NFL Commissioner Roger Goodell quietly joined top Chicago Bears officials last weekend to tour potential sites for a new stadium.

Goodell toured the Bears’ Arlington Heights property along with two sites in northwest Indiana, including one near Wolf Lake in Hammond, according to a source familiar with the visit and first reported by the Chicago Tribune. Bears President and CEO Kevin Warren and Chairman George McCaskey led the tour, which took place Saturday — hours before the team’s dramatic come-from-behind playoff win over the Green Bay Packers.

The commissioner’s presence matters. Any new stadium project would need approval from NFL owners, and the league could provide a loan of $200 million or more to help finance construction. Goodell’s site visit signals that the Bears’ plans have moved beyond local posturing into league-level consideration.

The Indiana leg of the tour follows reporting last month that the Bears were exploring options across the state line. Since then, Indiana Governor Mike Braun has openly courted the team, pitching a new stadium as an economic development win. Illinois Gov. JB Pritzker and Democratic legislative leaders, by contrast, have drawn a firm line against state-funded stadium subsidies.

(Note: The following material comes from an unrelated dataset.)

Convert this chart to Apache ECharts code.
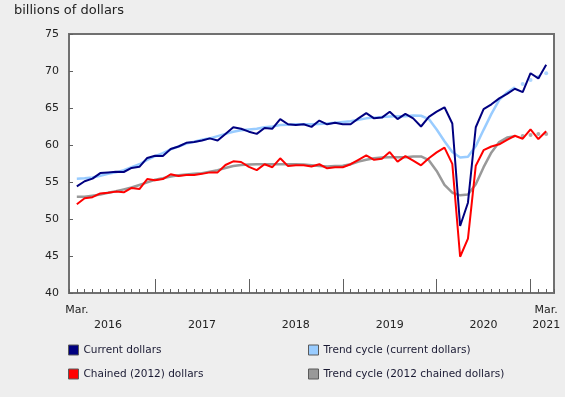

The Bears have said they would cover more than $2 billion in stadium construction costs themselves, but want public help with roughly $855 million in infrastructure improvements tied to the former Arlington International Racecourse site they own in Arlington Heights. The team is also seeking changes to Illinois law that would allow it to negotiate long-term property tax agreements with local taxing bodies.

That request has run into resistance from Chicago lawmakers, who argue along with Gov. Pritzker that the Bears should first help address more than $500 million in remaining debt from the 2003 renovation of Soldier Field, which the city is still paying off. The Bears’ lease at Soldier Field runs through 2033, though the team could exit earlier by paying a penalty.

Warren previously called for breaking ground on a new enclosed, “state-of-the-art” stadium as soon as last year, with a projected three-year buildout.